◆ Goal:
Below is a listing to transcribe in full and exactly; keep the pictures out.

◆ Material:
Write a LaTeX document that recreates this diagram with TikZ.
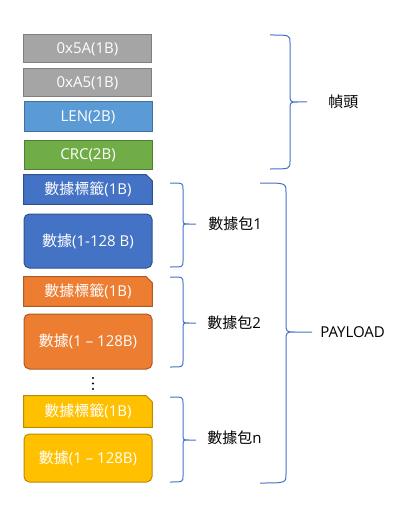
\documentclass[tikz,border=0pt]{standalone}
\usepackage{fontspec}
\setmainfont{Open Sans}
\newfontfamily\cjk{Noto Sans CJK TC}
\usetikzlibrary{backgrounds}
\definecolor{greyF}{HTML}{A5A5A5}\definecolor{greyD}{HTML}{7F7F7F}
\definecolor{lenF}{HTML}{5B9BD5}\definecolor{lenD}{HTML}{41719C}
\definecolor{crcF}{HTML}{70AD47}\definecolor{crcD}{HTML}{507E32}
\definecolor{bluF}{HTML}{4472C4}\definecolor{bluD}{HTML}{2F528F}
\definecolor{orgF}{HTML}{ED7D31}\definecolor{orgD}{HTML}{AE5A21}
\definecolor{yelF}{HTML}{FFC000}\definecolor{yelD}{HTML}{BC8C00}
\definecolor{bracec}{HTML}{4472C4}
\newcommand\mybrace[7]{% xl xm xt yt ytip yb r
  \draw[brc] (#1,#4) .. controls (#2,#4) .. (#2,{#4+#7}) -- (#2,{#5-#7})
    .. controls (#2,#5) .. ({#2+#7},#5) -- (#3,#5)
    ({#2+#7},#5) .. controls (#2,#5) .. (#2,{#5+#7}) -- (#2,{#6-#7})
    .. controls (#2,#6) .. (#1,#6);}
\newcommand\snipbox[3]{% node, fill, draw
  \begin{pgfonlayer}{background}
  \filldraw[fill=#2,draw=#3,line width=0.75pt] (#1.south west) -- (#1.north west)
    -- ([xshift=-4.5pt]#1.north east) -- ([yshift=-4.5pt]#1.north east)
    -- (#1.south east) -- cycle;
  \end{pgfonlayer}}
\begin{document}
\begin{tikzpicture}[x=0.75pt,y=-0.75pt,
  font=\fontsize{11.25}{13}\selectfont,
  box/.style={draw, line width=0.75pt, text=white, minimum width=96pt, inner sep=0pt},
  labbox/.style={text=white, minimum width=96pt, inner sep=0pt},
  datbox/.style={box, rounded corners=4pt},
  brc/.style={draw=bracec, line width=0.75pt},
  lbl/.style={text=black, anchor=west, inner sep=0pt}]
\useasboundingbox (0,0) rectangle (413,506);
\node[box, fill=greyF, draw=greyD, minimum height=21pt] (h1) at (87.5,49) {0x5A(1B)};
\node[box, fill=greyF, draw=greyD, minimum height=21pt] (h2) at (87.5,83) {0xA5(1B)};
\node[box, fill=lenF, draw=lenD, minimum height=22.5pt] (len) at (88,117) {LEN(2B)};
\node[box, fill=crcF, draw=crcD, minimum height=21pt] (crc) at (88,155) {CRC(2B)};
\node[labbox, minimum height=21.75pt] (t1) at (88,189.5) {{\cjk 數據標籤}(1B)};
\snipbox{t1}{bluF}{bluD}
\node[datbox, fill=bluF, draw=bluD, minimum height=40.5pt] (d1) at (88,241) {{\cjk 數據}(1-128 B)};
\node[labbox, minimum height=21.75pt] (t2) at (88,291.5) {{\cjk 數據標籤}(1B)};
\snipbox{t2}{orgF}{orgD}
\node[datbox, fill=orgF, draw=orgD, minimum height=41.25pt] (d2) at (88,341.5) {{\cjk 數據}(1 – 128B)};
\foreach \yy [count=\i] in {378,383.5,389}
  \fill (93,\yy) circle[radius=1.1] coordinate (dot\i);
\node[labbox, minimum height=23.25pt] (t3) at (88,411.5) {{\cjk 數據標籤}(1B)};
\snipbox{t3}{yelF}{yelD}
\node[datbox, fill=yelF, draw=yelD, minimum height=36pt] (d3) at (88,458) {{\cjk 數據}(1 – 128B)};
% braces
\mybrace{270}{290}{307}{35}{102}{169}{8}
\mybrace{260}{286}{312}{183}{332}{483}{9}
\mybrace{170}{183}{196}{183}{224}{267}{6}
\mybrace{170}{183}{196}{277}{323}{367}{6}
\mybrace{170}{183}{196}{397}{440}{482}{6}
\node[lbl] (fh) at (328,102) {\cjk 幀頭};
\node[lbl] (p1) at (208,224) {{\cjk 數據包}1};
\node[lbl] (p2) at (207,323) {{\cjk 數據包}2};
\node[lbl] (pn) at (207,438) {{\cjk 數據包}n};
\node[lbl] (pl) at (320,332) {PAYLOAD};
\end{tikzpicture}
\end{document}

◆ Response to the task:
Write a LaTeX document that recreates this diagram with TikZ.
\documentclass[tikz,border=0pt]{standalone}
\usepackage{fontspec}
\setmainfont{Open Sans}
\newfontfamily\cjk{Noto Sans CJK TC}
\usetikzlibrary{backgrounds}
\definecolor{greyF}{HTML}{A5A5A5}\definecolor{greyD}{HTML}{7F7F7F}
\definecolor{lenF}{HTML}{5B9BD5}\definecolor{lenD}{HTML}{41719C}
\definecolor{crcF}{HTML}{70AD47}\definecolor{crcD}{HTML}{507E32}
\definecolor{bluF}{HTML}{4472C4}\definecolor{bluD}{HTML}{2F528F}
\definecolor{orgF}{HTML}{ED7D31}\definecolor{orgD}{HTML}{AE5A21}
\definecolor{yelF}{HTML}{FFC000}\definecolor{yelD}{HTML}{BC8C00}
\definecolor{bracec}{HTML}{4472C4}
\newcommand\mybrace[7]{% xl xm xt yt ytip yb r
  \draw[brc] (#1,#4) .. controls (#2,#4) .. (#2,{#4+#7}) -- (#2,{#5-#7})
    .. controls (#2,#5) .. ({#2+#7},#5) -- (#3,#5)
    ({#2+#7},#5) .. controls (#2,#5) .. (#2,{#5+#7}) -- (#2,{#6-#7})
    .. controls (#2,#6) .. (#1,#6);}
\newcommand\snipbox[3]{% node, fill, draw
  \begin{pgfonlayer}{background}
  \filldraw[fill=#2,draw=#3,line width=0.75pt] (#1.south west) -- (#1.north west)
    -- ([xshift=-4.5pt]#1.north east) -- ([yshift=-4.5pt]#1.north east)
    -- (#1.south east) -- cycle;
  \end{pgfonlayer}}
\begin{document}
\begin{tikzpicture}[x=0.75pt,y=-0.75pt,
  font=\fontsize{11.25}{13}\selectfont,
  box/.style={draw, line width=0.75pt, text=white, minimum width=96pt, inner sep=0pt},
  labbox/.style={text=white, minimum width=96pt, inner sep=0pt},
  datbox/.style={box, rounded corners=4pt},
  brc/.style={draw=bracec, line width=0.75pt},
  lbl/.style={text=black, anchor=west, inner sep=0pt}]
\useasboundingbox (0,0) rectangle (413,506);
\node[box, fill=greyF, draw=greyD, minimum height=21pt] (h1) at (87.5,49) {0x5A(1B)};
\node[box, fill=greyF, draw=greyD, minimum height=21pt] (h2) at (87.5,83) {0xA5(1B)};
\node[box, fill=lenF, draw=lenD, minimum height=22.5pt] (len) at (88,117) {LEN(2B)};
\node[box, fill=crcF, draw=crcD, minimum height=21pt] (crc) at (88,155) {CRC(2B)};
\node[labbox, minimum height=21.75pt] (t1) at (88,189.5) {{\cjk 數據標籤}(1B)};
\snipbox{t1}{bluF}{bluD}
\node[datbox, fill=bluF, draw=bluD, minimum height=40.5pt] (d1) at (88,241) {{\cjk 數據}(1-128 B)};
\node[labbox, minimum height=21.75pt] (t2) at (88,291.5) {{\cjk 數據標籤}(1B)};
\snipbox{t2}{orgF}{orgD}
\node[datbox, fill=orgF, draw=orgD, minimum height=41.25pt] (d2) at (88,341.5) {{\cjk 數據}(1 – 128B)};
\foreach \yy [count=\i] in {378,383.5,389}
  \fill (93,\yy) circle[radius=1.1] coordinate (dot\i);
\node[labbox, minimum height=23.25pt] (t3) at (88,411.5) {{\cjk 數據標籤}(1B)};
\snipbox{t3}{yelF}{yelD}
\node[datbox, fill=yelF, draw=yelD, minimum height=36pt] (d3) at (88,458) {{\cjk 數據}(1 – 128B)};
% braces
\mybrace{270}{290}{307}{35}{102}{169}{8}
\mybrace{260}{286}{312}{183}{332}{483}{9}
\mybrace{170}{183}{196}{183}{224}{267}{6}
\mybrace{170}{183}{196}{277}{323}{367}{6}
\mybrace{170}{183}{196}{397}{440}{482}{6}
\node[lbl] (fh) at (328,102) {\cjk 幀頭};
\node[lbl] (p1) at (208,224) {{\cjk 數據包}1};
\node[lbl] (p2) at (207,323) {{\cjk 數據包}2};
\node[lbl] (pn) at (207,438) {{\cjk 數據包}n};
\node[lbl] (pl) at (320,332) {PAYLOAD};
\end{tikzpicture}
\end{document}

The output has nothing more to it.